▸ Objective
The material below should be written out in full and exactly; pictures stay out of the copy.

>> begin

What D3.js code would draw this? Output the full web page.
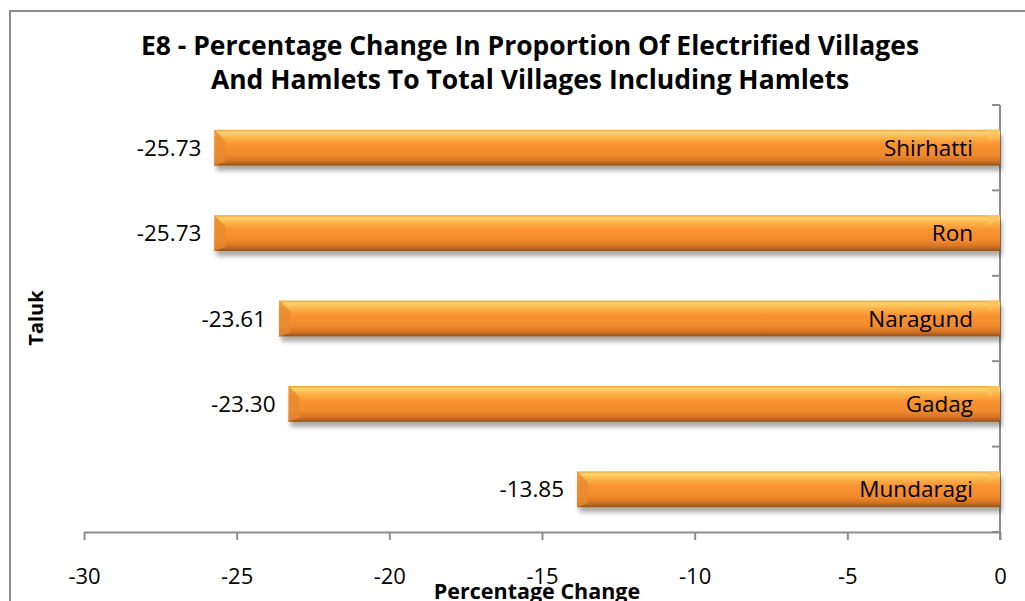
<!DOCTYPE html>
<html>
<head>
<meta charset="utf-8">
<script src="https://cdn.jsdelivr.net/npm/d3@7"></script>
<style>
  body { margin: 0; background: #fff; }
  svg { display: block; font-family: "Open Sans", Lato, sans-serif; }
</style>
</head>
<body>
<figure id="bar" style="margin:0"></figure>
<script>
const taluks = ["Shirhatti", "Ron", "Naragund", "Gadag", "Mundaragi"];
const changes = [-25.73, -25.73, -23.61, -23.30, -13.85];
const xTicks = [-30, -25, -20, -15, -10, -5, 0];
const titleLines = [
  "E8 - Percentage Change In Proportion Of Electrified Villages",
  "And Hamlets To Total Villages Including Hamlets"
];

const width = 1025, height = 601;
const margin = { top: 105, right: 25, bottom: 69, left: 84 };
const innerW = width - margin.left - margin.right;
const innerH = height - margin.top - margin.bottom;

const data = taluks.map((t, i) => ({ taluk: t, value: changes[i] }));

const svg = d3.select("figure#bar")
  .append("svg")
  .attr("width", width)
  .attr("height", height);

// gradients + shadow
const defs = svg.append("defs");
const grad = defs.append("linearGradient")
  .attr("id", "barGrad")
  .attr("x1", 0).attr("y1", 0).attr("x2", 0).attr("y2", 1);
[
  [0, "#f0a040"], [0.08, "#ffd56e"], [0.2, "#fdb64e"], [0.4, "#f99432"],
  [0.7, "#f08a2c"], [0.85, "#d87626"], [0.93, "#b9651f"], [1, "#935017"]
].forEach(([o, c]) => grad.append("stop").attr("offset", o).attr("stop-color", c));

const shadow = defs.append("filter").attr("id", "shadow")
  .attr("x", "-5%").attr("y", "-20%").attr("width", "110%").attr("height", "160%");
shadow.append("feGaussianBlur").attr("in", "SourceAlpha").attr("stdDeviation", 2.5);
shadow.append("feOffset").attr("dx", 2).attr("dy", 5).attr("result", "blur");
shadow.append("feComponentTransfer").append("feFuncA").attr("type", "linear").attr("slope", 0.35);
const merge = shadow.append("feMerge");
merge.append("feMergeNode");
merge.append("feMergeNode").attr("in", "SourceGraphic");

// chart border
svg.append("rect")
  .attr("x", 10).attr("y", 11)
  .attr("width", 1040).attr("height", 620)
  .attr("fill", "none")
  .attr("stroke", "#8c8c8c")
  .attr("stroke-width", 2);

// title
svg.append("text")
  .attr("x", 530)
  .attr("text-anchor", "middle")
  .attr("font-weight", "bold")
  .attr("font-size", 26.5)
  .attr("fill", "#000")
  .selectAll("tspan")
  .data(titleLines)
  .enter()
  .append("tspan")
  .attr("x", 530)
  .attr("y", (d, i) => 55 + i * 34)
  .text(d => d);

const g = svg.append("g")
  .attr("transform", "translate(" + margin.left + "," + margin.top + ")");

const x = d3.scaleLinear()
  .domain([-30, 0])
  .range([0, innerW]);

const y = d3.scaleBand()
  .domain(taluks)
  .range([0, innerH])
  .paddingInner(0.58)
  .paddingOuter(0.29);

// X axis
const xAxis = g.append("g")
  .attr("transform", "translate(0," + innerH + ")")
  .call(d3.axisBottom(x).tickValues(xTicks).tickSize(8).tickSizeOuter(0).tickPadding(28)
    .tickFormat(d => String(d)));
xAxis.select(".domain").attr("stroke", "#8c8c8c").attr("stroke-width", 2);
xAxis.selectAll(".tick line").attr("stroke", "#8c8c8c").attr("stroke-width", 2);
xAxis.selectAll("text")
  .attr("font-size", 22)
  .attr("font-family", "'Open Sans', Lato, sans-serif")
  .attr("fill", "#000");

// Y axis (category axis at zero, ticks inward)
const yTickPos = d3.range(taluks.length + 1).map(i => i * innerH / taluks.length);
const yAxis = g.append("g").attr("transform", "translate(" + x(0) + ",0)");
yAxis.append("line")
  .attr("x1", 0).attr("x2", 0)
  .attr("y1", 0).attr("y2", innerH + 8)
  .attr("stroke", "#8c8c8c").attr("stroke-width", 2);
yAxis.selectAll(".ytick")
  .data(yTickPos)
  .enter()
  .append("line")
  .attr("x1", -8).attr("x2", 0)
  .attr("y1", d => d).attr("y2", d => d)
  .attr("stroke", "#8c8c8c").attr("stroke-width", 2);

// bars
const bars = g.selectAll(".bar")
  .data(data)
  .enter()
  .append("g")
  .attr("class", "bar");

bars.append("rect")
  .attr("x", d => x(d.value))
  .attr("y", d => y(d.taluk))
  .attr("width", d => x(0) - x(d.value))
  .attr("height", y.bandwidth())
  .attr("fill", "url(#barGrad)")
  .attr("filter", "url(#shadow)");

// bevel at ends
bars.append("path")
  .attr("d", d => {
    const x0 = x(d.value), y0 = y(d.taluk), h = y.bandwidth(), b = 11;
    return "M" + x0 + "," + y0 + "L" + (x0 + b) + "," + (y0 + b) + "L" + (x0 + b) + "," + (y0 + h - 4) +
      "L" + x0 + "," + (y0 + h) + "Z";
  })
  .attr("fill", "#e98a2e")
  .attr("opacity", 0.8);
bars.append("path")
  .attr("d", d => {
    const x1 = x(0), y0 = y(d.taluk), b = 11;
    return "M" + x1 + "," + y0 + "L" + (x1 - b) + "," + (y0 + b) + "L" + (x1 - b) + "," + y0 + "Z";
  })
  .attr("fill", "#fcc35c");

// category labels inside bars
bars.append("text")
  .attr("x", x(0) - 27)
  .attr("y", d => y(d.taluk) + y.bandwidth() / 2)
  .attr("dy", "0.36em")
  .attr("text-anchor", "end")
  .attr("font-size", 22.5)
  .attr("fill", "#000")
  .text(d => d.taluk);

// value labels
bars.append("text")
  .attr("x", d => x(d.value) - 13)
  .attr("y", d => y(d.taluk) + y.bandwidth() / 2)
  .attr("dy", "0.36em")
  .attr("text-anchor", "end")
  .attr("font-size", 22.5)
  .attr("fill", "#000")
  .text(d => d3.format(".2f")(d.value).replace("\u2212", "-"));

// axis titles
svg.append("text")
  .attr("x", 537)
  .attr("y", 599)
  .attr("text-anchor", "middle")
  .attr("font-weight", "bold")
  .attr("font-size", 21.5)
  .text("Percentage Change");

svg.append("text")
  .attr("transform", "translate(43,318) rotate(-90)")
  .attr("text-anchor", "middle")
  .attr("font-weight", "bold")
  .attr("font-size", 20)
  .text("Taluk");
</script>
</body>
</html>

>> end

▸ The answer
What D3.js code would draw this? Output the full web page.
<!DOCTYPE html>
<html>
<head>
<meta charset="utf-8">
<script src="https://cdn.jsdelivr.net/npm/d3@7"></script>
<style>
  body { margin: 0; background: #fff; }
  svg { display: block; font-family: "Open Sans", Lato, sans-serif; }
</style>
</head>
<body>
<figure id="bar" style="margin:0"></figure>
<script>
const taluks = ["Shirhatti", "Ron", "Naragund", "Gadag", "Mundaragi"];
const changes = [-25.73, -25.73, -23.61, -23.30, -13.85];
const xTicks = [-30, -25, -20, -15, -10, -5, 0];
const titleLines = [
  "E8 - Percentage Change In Proportion Of Electrified Villages",
  "And Hamlets To Total Villages Including Hamlets"
];

const width = 1025, height = 601;
const margin = { top: 105, right: 25, bottom: 69, left: 84 };
const innerW = width - margin.left - margin.right;
const innerH = height - margin.top - margin.bottom;

const data = taluks.map((t, i) => ({ taluk: t, value: changes[i] }));

const svg = d3.select("figure#bar")
  .append("svg")
  .attr("width", width)
  .attr("height", height);

// gradients + shadow
const defs = svg.append("defs");
const grad = defs.append("linearGradient")
  .attr("id", "barGrad")
  .attr("x1", 0).attr("y1", 0).attr("x2", 0).attr("y2", 1);
[
  [0, "#f0a040"], [0.08, "#ffd56e"], [0.2, "#fdb64e"], [0.4, "#f99432"],
  [0.7, "#f08a2c"], [0.85, "#d87626"], [0.93, "#b9651f"], [1, "#935017"]
].forEach(([o, c]) => grad.append("stop").attr("offset", o).attr("stop-color", c));

const shadow = defs.append("filter").attr("id", "shadow")
  .attr("x", "-5%").attr("y", "-20%").attr("width", "110%").attr("height", "160%");
shadow.append("feGaussianBlur").attr("in", "SourceAlpha").attr("stdDeviation", 2.5);
shadow.append("feOffset").attr("dx", 2).attr("dy", 5).attr("result", "blur");
shadow.append("feComponentTransfer").append("feFuncA").attr("type", "linear").attr("slope", 0.35);
const merge = shadow.append("feMerge");
merge.append("feMergeNode");
merge.append("feMergeNode").attr("in", "SourceGraphic");

// chart border
svg.append("rect")
  .attr("x", 10).attr("y", 11)
  .attr("width", 1040).attr("height", 620)
  .attr("fill", "none")
  .attr("stroke", "#8c8c8c")
  .attr("stroke-width", 2);

// title
svg.append("text")
  .attr("x", 530)
  .attr("text-anchor", "middle")
  .attr("font-weight", "bold")
  .attr("font-size", 26.5)
  .attr("fill", "#000")
  .selectAll("tspan")
  .data(titleLines)
  .enter()
  .append("tspan")
  .attr("x", 530)
  .attr("y", (d, i) => 55 + i * 34)
  .text(d => d);

const g = svg.append("g")
  .attr("transform", "translate(" + margin.left + "," + margin.top + ")");

const x = d3.scaleLinear()
  .domain([-30, 0])
  .range([0, innerW]);

const y = d3.scaleBand()
  .domain(taluks)
  .range([0, innerH])
  .paddingInner(0.58)
  .paddingOuter(0.29);

// X axis
const xAxis = g.append("g")
  .attr("transform", "translate(0," + innerH + ")")
  .call(d3.axisBottom(x).tickValues(xTicks).tickSize(8).tickSizeOuter(0).tickPadding(28)
    .tickFormat(d => String(d)));
xAxis.select(".domain").attr("stroke", "#8c8c8c").attr("stroke-width", 2);
xAxis.selectAll(".tick line").attr("stroke", "#8c8c8c").attr("stroke-width", 2);
xAxis.selectAll("text")
  .attr("font-size", 22)
  .attr("font-family", "'Open Sans', Lato, sans-serif")
  .attr("fill", "#000");

// Y axis (category axis at zero, ticks inward)
const yTickPos = d3.range(taluks.length + 1).map(i => i * innerH / taluks.length);
const yAxis = g.append("g").attr("transform", "translate(" + x(0) + ",0)");
yAxis.append("line")
  .attr("x1", 0).attr("x2", 0)
  .attr("y1", 0).attr("y2", innerH + 8)
  .attr("stroke", "#8c8c8c").attr("stroke-width", 2);
yAxis.selectAll(".ytick")
  .data(yTickPos)
  .enter()
  .append("line")
  .attr("x1", -8).attr("x2", 0)
  .attr("y1", d => d).attr("y2", d => d)
  .attr("stroke", "#8c8c8c").attr("stroke-width", 2);

// bars
const bars = g.selectAll(".bar")
  .data(data)
  .enter()
  .append("g")
  .attr("class", "bar");

bars.append("rect")
  .attr("x", d => x(d.value))
  .attr("y", d => y(d.taluk))
  .attr("width", d => x(0) - x(d.value))
  .attr("height", y.bandwidth())
  .attr("fill", "url(#barGrad)")
  .attr("filter", "url(#shadow)");

// bevel at ends
bars.append("path")
  .attr("d", d => {
    const x0 = x(d.value), y0 = y(d.taluk), h = y.bandwidth(), b = 11;
    return "M" + x0 + "," + y0 + "L" + (x0 + b) + "," + (y0 + b) + "L" + (x0 + b) + "," + (y0 + h - 4) +
      "L" + x0 + "," + (y0 + h) + "Z";
  })
  .attr("fill", "#e98a2e")
  .attr("opacity", 0.8);
bars.append("path")
  .attr("d", d => {
    const x1 = x(0), y0 = y(d.taluk), b = 11;
    return "M" + x1 + "," + y0 + "L" + (x1 - b) + "," + (y0 + b) + "L" + (x1 - b) + "," + y0 + "Z";
  })
  .attr("fill", "#fcc35c");

// category labels inside bars
bars.append("text")
  .attr("x", x(0) - 27)
  .attr("y", d => y(d.taluk) + y.bandwidth() / 2)
  .attr("dy", "0.36em")
  .attr("text-anchor", "end")
  .attr("font-size", 22.5)
  .attr("fill", "#000")
  .text(d => d.taluk);

// value labels
bars.append("text")
  .attr("x", d => x(d.value) - 13)
  .attr("y", d => y(d.taluk) + y.bandwidth() / 2)
  .attr("dy", "0.36em")
  .attr("text-anchor", "end")
  .attr("font-size", 22.5)
  .attr("fill", "#000")
  .text(d => d3.format(".2f")(d.value).replace("\u2212", "-"));

// axis titles
svg.append("text")
  .attr("x", 537)
  .attr("y", 599)
  .attr("text-anchor", "middle")
  .attr("font-weight", "bold")
  .attr("font-size", 21.5)
  .text("Percentage Change");

svg.append("text")
  .attr("transform", "translate(43,318) rotate(-90)")
  .attr("text-anchor", "middle")
  .attr("font-weight", "bold")
  .attr("font-size", 20)
  .text("Taluk");
</script>
</body>
</html>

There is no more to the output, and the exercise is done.